Thud. Thud. Thud. Thud. It’s 1am on a Sunday and the hotel bar several floors below my apartment has taken advantage of the cooler winter weather to temporarily reinvent itself as a nightclub. As loud, percussive thumps rise up and ricochet off the complex’s three towers, the space in between becomes a canyon filled with reverberating noise. The volume is enough to overwhelm distractions such as reading or watching TV. As for sleep, forget it.

I know, I know – people work hard and they’re entitled to blow off some steam at the weekend, right? Who but a Nimby-ish curtain-twitcher would object? One could just try to ignore it or put in some earplugs. Or, even better, go down and join in. Look, I’m sympathetic to the live-and-let-live approach – our increasingly fraught world could do with a bit more of it. But when it comes to modern life, there is more at stake from such nuisances than a little missed sleep.

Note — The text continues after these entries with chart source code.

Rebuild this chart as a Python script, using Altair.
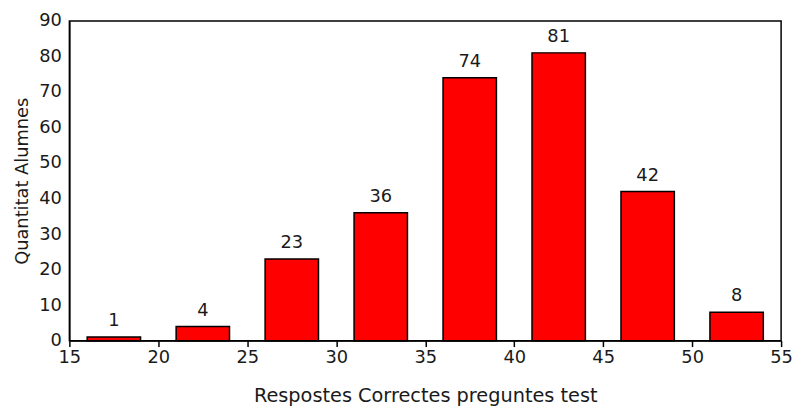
import altair as alt
import pandas as pd

bin_start = [16, 21, 26, 31, 36, 41, 46, 51]
bin_end = [19, 24, 29, 34, 39, 44, 49, 54]
counts = [1, 4, 23, 36, 74, 81, 42, 8]
x_ticks = [15, 20, 25, 30, 35, 40, 45, 50, 55]
y_ticks = [0, 10, 20, 30, 40, 50, 60, 70, 80, 90]

df = pd.DataFrame({"lo": bin_start, "hi": bin_end, "n": counts})

FONT = "DejaVu Sans"
TXT = "#1a1a1a"

x_scale = alt.Scale(domain=[15, 55], nice=False, zero=False)
y_scale = alt.Scale(domain=[0, 90], nice=False)

x_axis = alt.Axis(title="Respostes Correctes preguntes test",
                  values=x_ticks,
                  grid=False, tickSize=6, tickColor="black", tickWidth=1.5,
                  domainColor="black", domainWidth=1.5,
                  labelFont=FONT, labelFontSize=18, labelColor=TXT,
                  labelPadding=2, labelFlush=False, labelOverlap=False,
                  titleFont=FONT, titleFontSize=19.5, titleFontWeight="normal",
                  titleColor=TXT, titlePadding=20)
y_axis = alt.Axis(title="Quantitat Alumnes",
                  values=y_ticks, tickCount=10,
                  grid=False, ticks=False, domainColor="black", domainWidth=1.5,
                  labelFont=FONT, labelFontSize=18, labelColor=TXT,
                  labelPadding=8, labelOverlap=False, labelFlush=False,
                  titleFont=FONT, titleFontSize=18, titleFontWeight="normal",
                  titleColor=TXT, titlePadding=7)

base = alt.Chart(df)

bars = base.mark_bar(color="#ff0000", stroke="black", strokeWidth=1.5).encode(
    x=alt.X("lo:Q", scale=x_scale, axis=x_axis),
    x2="hi:Q",
    y=alt.Y("n:Q", scale=y_scale, axis=y_axis),
    y2=alt.datum(0),
)

labels = base.transform_calculate(mid="(datum.lo + datum.hi) / 2").mark_text(
    dy=-7, baseline="bottom", font=FONT, fontSize=18, color=TXT
).encode(
    x=alt.X("mid:Q", scale=x_scale, axis=x_axis),
    y=alt.Y("n:Q", scale=y_scale, axis=y_axis),
    text="n:Q",
)

chart = (bars + labels).properties(
    width=719, height=323,
    autosize=alt.AutoSizeParams(type="none"),
    padding={"left": 62, "top": 11, "right": 11, "bottom": 64},
).configure(background="white").configure_view(stroke="black", strokeWidth=1.5)

chart.save("out.html", embed_options={"renderer": "svg", "actions": False})
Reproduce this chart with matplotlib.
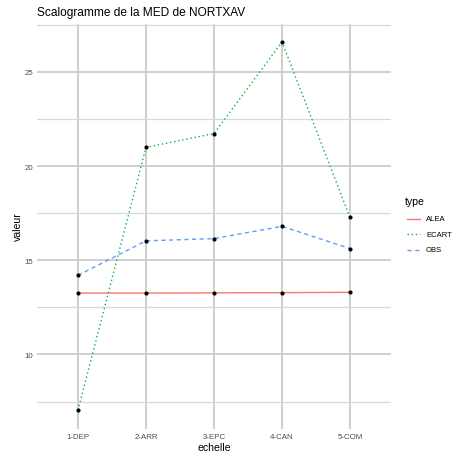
import matplotlib
matplotlib.use("Agg")
import matplotlib.pyplot as plt
from matplotlib.lines import Line2D
from matplotlib.ticker import MultipleLocator

plt.rcParams['font.family'] = ['Liberation Sans', 'DejaVu Sans']

# donnees
echelles = ["1-DEP", "2-ARR", "3-EPC", "4-CAN", "5-COM"]
alea = [13.26, 13.26, 13.27, 13.28, 13.30]
ecart = [7.05, 20.99, 21.72, 26.58, 17.27]
obs = [14.20, 16.03, 16.15, 16.80, 15.62]

series = [("ALEA", alea, "#F8766D", "-"),
          ("ECART", ecart, "#00BA38", (0, (1, 2))),
          ("OBS", obs, "#619CFF", (0, (3, 2.5)))]

W, H = 453, 456
fig = plt.figure(figsize=(W / 100, H / 100), dpi=100)
# panel position in pixels
left, right, top, bottom = 37.2, 390.8, 24.6, 429.5
ax = fig.add_axes([left / W, 1 - bottom / H, (right - left) / W, (bottom - top) / H])

x = list(range(len(echelles)))
for nom, vals, col, ls in series:
    ax.plot(x, vals, color=col, linestyle=ls, linewidth=1.0, label=nom, zorder=3)
for nom, vals, col, ls in series:
    ax.scatter(x, vals, color="black", s=9, zorder=4, linewidths=0)

allv = alea + ecart + obs
lo, hi = min(allv), max(allv)
pad = (hi - lo) * 0.05
ax.set_ylim(lo - pad, hi + pad)
ax.set_xlim(-0.6, len(echelles) - 1 + 0.6)

ax.set_xticks(x)
ax.set_xticklabels(echelles)
ax.yaxis.set_major_locator(MultipleLocator(5))
ax.yaxis.set_minor_locator(MultipleLocator(2.5))

ax.grid(which="major", color="#cccccc", linewidth=1.3, zorder=0)
ax.grid(which="minor", axis="y", color="#d9d9d9", linewidth=0.9, zorder=0)
ax.set_axisbelow(True)
for s in ax.spines.values():
    s.set_visible(False)
ax.tick_params(which="both", length=0, labelsize=5.7, labelcolor="#4D4D4D", pad=3)

ax.set_xlabel("echelle", fontsize=7.6, labelpad=2)
ax.set_ylabel("valeur", fontsize=7.6, labelpad=1)
fig.text(left / W, 1 - 13 / H, "Scalogramme de la MED de NORTXAV",
         fontsize=8.6, ha="left", va="center")

# legende faite a la main (position comme ggplot)
fig.text(405 / W, 1 - 202.5 / H, "type", fontsize=7.6, ha="left", va="center")
for i, (nom, vals, col, ls) in enumerate(series):
    yy = 1 - (219.5 + i * 15.6) / H
    fig.add_artist(Line2D([407 / W, 419.5 / W], [yy, yy], color=col,
                          linestyle=ls, linewidth=1.0, transform=fig.transFigure))
    fig.text(426 / W, yy, nom, fontsize=5.5, ha="left", va="center")

fig.savefig("out.png", dpi=100)
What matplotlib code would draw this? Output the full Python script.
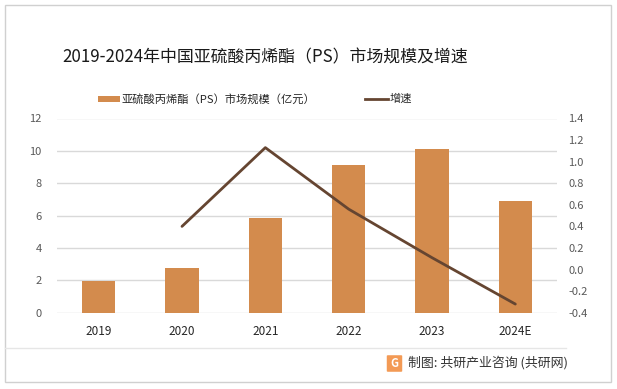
import matplotlib
matplotlib.use("Agg")
import matplotlib.pyplot as plt
from matplotlib.patches import Rectangle, FancyBboxPatch
from matplotlib.lines import Line2D

plt.rcParams['font.family'] = ['Noto Sans CJK SC', 'DejaVu Sans']

years = ['2019', '2020', '2021', '2022', '2023', '2024E']
market_size = [1.98, 2.78, 5.86, 9.15, 10.12, 6.91]
growth_years = ['2020', '2021', '2022', '2023', '2024E']
growth = [0.40, 1.13, 0.56, 0.11, -0.32]
left_ticks = [0, 2, 4, 6, 8, 10, 12]
right_ticks = [-0.4, -0.2, 0.0, 0.2, 0.4, 0.6, 0.8, 1.0, 1.2, 1.4]

title = '2019-2024年中国亚硫酸丙烯酯（PS）市场规模及增速'
bar_label = '亚硫酸丙烯酯（PS）市场规模（亿元）'
line_label = '增速'
source = '制图: 共研产业咨询 (共研网)'

bar_color = '#D38B4D'
line_color = '#654531'

fig = plt.figure(figsize=(6.17, 3.89), dpi=100)
W, H = 617, 389

ax = fig.add_axes([57 / W, 1 - 312.7 / H, 500 / W, 194.2 / H])
x = list(range(len(years)))
ax.bar(x, market_size, width=0.4, color=bar_color, zorder=2)
ax.set_xlim(-0.5, len(years) - 0.5)
ax.set_ylim(0, 12)
ax.set_yticks(left_ticks)
ax.set_yticklabels([str(t) for t in left_ticks])
ax.set_xticks(x)
ax.set_xticklabels(years)
ax.grid(axis='y', color='#D9D9D9', linewidth=1, zorder=0)
for s in ax.spines.values():
    s.set_visible(False)
ax.tick_params(axis='y', length=0, pad=11, labelsize=8, labelcolor='#595959')
ax.tick_params(axis='x', length=0, pad=9, labelsize=8.5, labelcolor='#262626')

ax2 = ax.twinx()
gx = [years.index(y) for y in growth_years]
ax2.plot(gx, growth, color=line_color, linewidth=2, zorder=3, solid_capstyle='round')
ax2.set_ylim(-0.4, 1.4)
ax2.set_yticks(right_ticks)
ax2.set_yticklabels([f'{t:.1f}' for t in right_ticks])
for s in ax2.spines.values():
    s.set_visible(False)
ax2.tick_params(axis='y', length=0, pad=8, labelsize=8, labelcolor='#595959')

# title
fig.text(265 / W, 1 - 57 / H, title, ha='center', va='center', fontsize=12.2, color='#1a1a1a')

# legend (manual)
fig.patches.append(Rectangle((98 / W, 1 - 102 / H), 22 / W, 6 / H, transform=fig.transFigure,
                             facecolor=bar_color, edgecolor='none'))
fig.text(122 / W, 1 - 99 / H, bar_label, ha='left', va='center', fontsize=8.1, color='#262626')
fig.lines.append(Line2D([365 / W, 388 / W], [1 - 99 / H, 1 - 99 / H], transform=fig.transFigure,
                        color=line_color, linewidth=2))
fig.text(390 / W, 1 - 99 / H, line_label, ha='left', va='center', fontsize=8.1, color='#262626')

# frame and footer separator
fig.patches.append(Rectangle((5 / W, 1 - 382 / H), 606 / W, 377 / H, transform=fig.transFigure,
                             facecolor='none', edgecolor='#D0D0D0', linewidth=1))
fig.lines.append(Line2D([5 / W, 566 / W], [1 - 348 / H, 1 - 348 / H], transform=fig.transFigure,
                        color='#E6E6E6', linewidth=1))

# logo + source
fig.patches.append(FancyBboxPatch((388 / W, 1 - 371 / H), 13 / W, 15 / H,
                                  boxstyle='round,pad=0.002', transform=fig.transFigure,
                                  facecolor='#F39A55', edgecolor='none'))
fig.text(394.5 / W, 1 - 363.5 / H, 'G', ha='center', va='center', fontsize=8, color='white',
         fontweight='bold')
fig.text(408 / W, 1 - 363 / H, source, ha='left', va='center', fontsize=9.3, color='#333333')

fig.savefig('out.png', dpi=100)
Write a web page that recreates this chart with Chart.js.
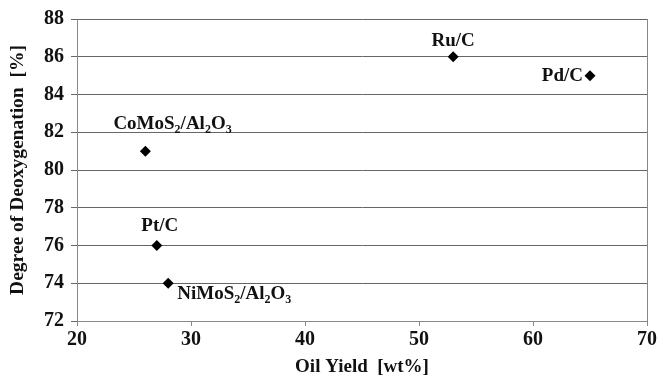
<!DOCTYPE html>
<html>
<head>
<meta charset="utf-8">
<script src="https://cdn.jsdelivr.net/npm/chart.js@4/dist/chart.umd.min.js"></script>
<style>
html,body{margin:0;padding:0;background:#fff;}
#wrap{width:659px;height:378px;}
</style>
</head>
<body>
<div id="wrap"><canvas id="c" width="659" height="378"></canvas></div>
<script>
// Data
const catalysts = ["Ru/C", "Pd/C", "CoMoS_2/Al_2O_3", "Pt/C", "NiMoS_2/Al_2O_3"];
const oilYield = [53, 65, 26, 27, 28];
const deoxygenation = [86, 85, 81, 76, 74];
const xTicks = [20, 30, 40, 50, 60, 70];
const yTicks = [72, 74, 76, 78, 80, 82, 84, 86, 88];

// label placement (pixel offsets from point; align)
const labelPlacement = [
  {dx: 0, dy: -11, align: "center"},
  {dx: -7, dy: 5, align: "right"},
  {dx: -32, dy: -22, align: "left"},
  {dx: 3, dy: -15, align: "center"},
  {dx: 9, dy: 16, align: "left"}
];

const FONT = "'Liberation Serif', 'Times New Roman', serif";

function parseLabel(s) {
  const segs = [];
  const re = /_(\d)|([^_]+?)(?=_|$)/g;
  let m;
  while ((m = re.exec(s)) !== null) {
    if (m[1] !== undefined) segs.push({t: m[1], sub: true});
    else segs.push({t: m[2], sub: false});
  }
  return segs;
}

const labelPlugin = {
  id: "labels",
  afterDatasetsDraw(chart) {
    const ctx = chart.ctx;
    const xs = chart.scales.x, ys = chart.scales.y;
    const main = "bold 19px " + FONT;
    const sub = "bold 12px " + FONT;
    ctx.save();
    ctx.fillStyle = "#111";
    ctx.textBaseline = "alphabetic";
    catalysts.forEach((name, i) => {
      const px = xs.getPixelForValue(oilYield[i]);
      const py = ys.getPixelForValue(deoxygenation[i]);
      const pl = labelPlacement[i];
      const segs = parseLabel(name);
      let w = 0;
      segs.forEach(sg => { ctx.font = sg.sub ? sub : main; sg.w = ctx.measureText(sg.t).width; w += sg.w; });
      let x = px + pl.dx;
      if (pl.align === "center") x -= w / 2;
      else if (pl.align === "right") x -= w;
      const y = py + pl.dy;
      ctx.textAlign = "left";
      segs.forEach(sg => {
        ctx.font = sg.sub ? sub : main;
        ctx.fillText(sg.t, x, sg.sub ? y + 4 : y);
        x += sg.w;
      });
    });
    ctx.restore();
  }
};

const borderPlugin = {
  id: "rightBorder",
  beforeDatasetsDraw(chart) {
    const a = chart.chartArea, ctx = chart.ctx;
    ctx.save();
    ctx.strokeStyle = "#888";
    ctx.lineWidth = 1;
    ctx.beginPath();
    ctx.moveTo(Math.round(a.right) + 0.5, a.top);
    ctx.lineTo(Math.round(a.right) + 0.5, a.bottom);
    ctx.stroke();
    ctx.restore();
  }
};

new Chart(document.getElementById("c"), {
  type: "scatter",
  data: {
    datasets: [{
      data: oilYield.map((x, i) => ({x: x, y: deoxygenation[i]})),
      pointStyle: "rectRot",
      pointRadius: 5.5,
      pointHoverRadius: 5.5,
      backgroundColor: "#000",
      borderColor: "#000",
      borderWidth: 0
    }]
  },
  options: {
    responsive: false,
    animation: false,
    events: [],
    layout: {padding: {left: 0, right: 12, top: 15, bottom: 0}},
    plugins: {legend: {display: false}, tooltip: {enabled: false}},
    scales: {
      x: {
        type: "linear",
        min: 20, max: 70,
        afterBuildTicks: s => { s.ticks = xTicks.map(v => ({value: v})); },
        afterFit: s => { s.height = 57; },
        grid: {display: true, drawOnChartArea: false, drawTicks: true, tickLength: 5, color: "#888"},
        border: {display: true, color: "#888", width: 1},
        ticks: {color: "#111", font: {family: FONT, size: 20, weight: "bold"}, padding: 2, maxRotation: 0},
        title: {display: true, text: "Oil Yield  [wt%]", color: "#111", font: {family: FONT, size: 19, weight: "bold"}, padding: {top: 4, bottom: 0}}
      },
      y: {
        min: 72, max: 88,
        afterBuildTicks: s => { s.ticks = yTicks.map(v => ({value: v})); },
        afterFit: s => { s.width = 77; },
        grid: {display: true, drawOnChartArea: true, drawTicks: true, tickLength: 6, color: "#666", lineWidth: 1},
        border: {display: true, color: "#888", width: 1},
        ticks: {color: "#111", font: {family: FONT, size: 20, weight: "bold"}, padding: 7},
        title: {display: true, text: "Degree of Deoxygenation  [%]", color: "#111", font: {family: FONT, size: 19.5, weight: "bold"}, padding: {top: 6, bottom: 0}}
      }
    }
  },
  plugins: [borderPlugin, labelPlugin]
});
</script>
</body>
</html>
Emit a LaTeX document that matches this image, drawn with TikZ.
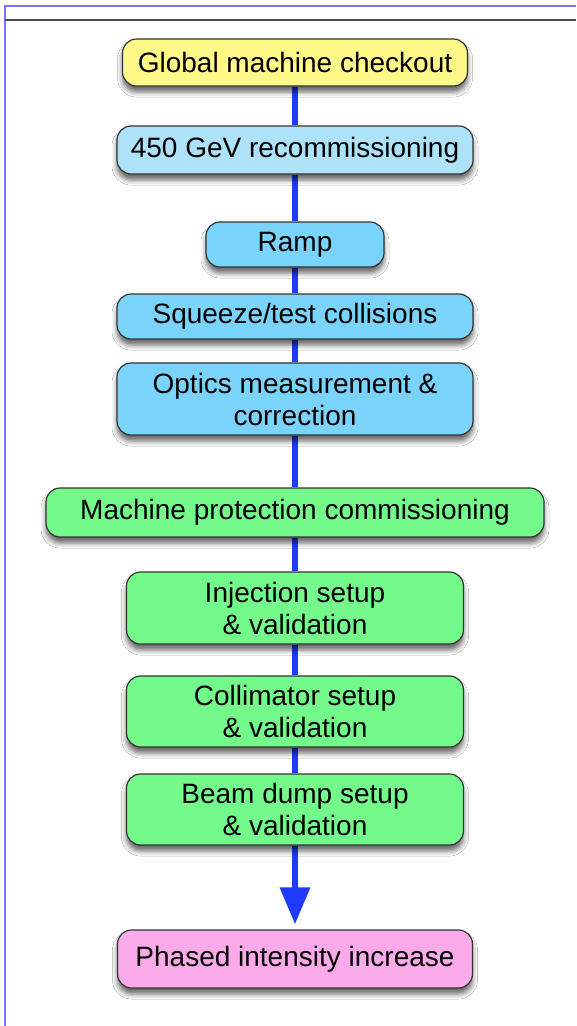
\documentclass[tikz,border=0pt]{standalone}
\usepackage{fontspec}
\setmainfont{Liberation Sans}
\usetikzlibrary{arrows.meta,shadows.blur,backgrounds}
\definecolor{cyel}{HTML}{FFF98A}
\definecolor{clblue}{HTML}{ADE2F8}
\definecolor{cblue}{HTML}{7AD3FA}
\definecolor{cgreen}{HTML}{74F98B}
\definecolor{cpink}{HTML}{FAAAE8}
\definecolor{cline}{HTML}{1F3BFF}
\definecolor{cframe}{HTML}{7777FF}
\tikzset{
  box/.style={draw=black!80, line width=1.2pt, rounded corners=14pt, align=center,
    font=\fontsize{28}{32}\selectfont, inner sep=0pt,
    blur shadow={shadow xshift=0pt, shadow yshift=-6pt, shadow blur radius=5pt, shadow opacity=60}},
  conn/.style={cline, line width=6.5pt},
}
\begin{document}
\begin{tikzpicture}[x=1pt,y=-1pt]
\useasboundingbox (0,0) rectangle (576,1026);

\node[box, fill=cyel, minimum width=345pt, minimum height=47pt] (n1) at (295,62.5) {Global machine checkout};
\node[box, fill=clblue, minimum width=356pt, minimum height=48pt] (n2) at (295,150) {450 GeV recommissioning};
\node[box, fill=cblue, minimum width=178pt, minimum height=45pt] (n3) at (295,244.5) {Ramp};
\node[box, fill=cblue, minimum width=356pt, minimum height=45pt] (n4) at (295,316.5) {Squeeze/test collisions};
\node[box, fill=cblue, minimum width=356pt, minimum height=72pt] (n5) at (295,399) {Optics measurement \&\\correction};
\node[box, fill=cgreen, minimum width=498pt, minimum height=49pt] (n6) at (295,512.5) {Machine protection commissioning};
\node[box, fill=cgreen, minimum width=337pt, minimum height=72pt] (n7) at (295,608) {Injection setup\\\& validation};
\node[box, fill=cgreen, minimum width=337pt, minimum height=71pt] (n8) at (295,711.5) {Collimator setup\\\& validation};
\node[box, fill=cgreen, minimum width=337pt, minimum height=71pt] (n9) at (295,809.5) {Beam dump setup\\\& validation};
\node[box, fill=cpink, minimum width=355pt, minimum height=58pt] (n10) at (295,959) {Phased intensity increase};

\begin{pgfonlayer}{background}
\fill[white] (0,0) rectangle (576,1026);
\draw[cframe, line width=1.5pt] (5,1026) -- (5,6) -- (576,6);
\draw[black!70, line width=2pt] (5,20) -- (576,20);
\draw[conn] (n1.south) -- (n2.north);
\draw[conn] (n2.south) -- (n3.north);
\draw[conn] (n3.south) -- (n4.north);
\draw[conn] (n4.south) -- (n5.north);
\draw[conn] (n5.south) -- (n6.north);
\draw[conn] (n6.south) -- (n7.north);
\draw[conn] (n7.south) -- (n8.north);
\draw[conn] (n8.south) -- (n9.north);
\draw[conn, -{Triangle[length=37pt,width=29pt]}, shorten >=5pt] (n9.south) -- (n10.north);
\end{pgfonlayer}
\end{tikzpicture}
\end{document}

More and more of us live in built-up urban areas. Earlier this month, the UN Department of Economic and Social Affairs released a new report that said 45 per cent of the world’s 8.2 billion people reside in cities. Seventy-five years ago, the global population was just 2.5 billion and only 20 per cent were city dwellers. Looking ahead, the UN says that by 2050, two thirds of global growth is projected to occur in cities and the remainder in towns.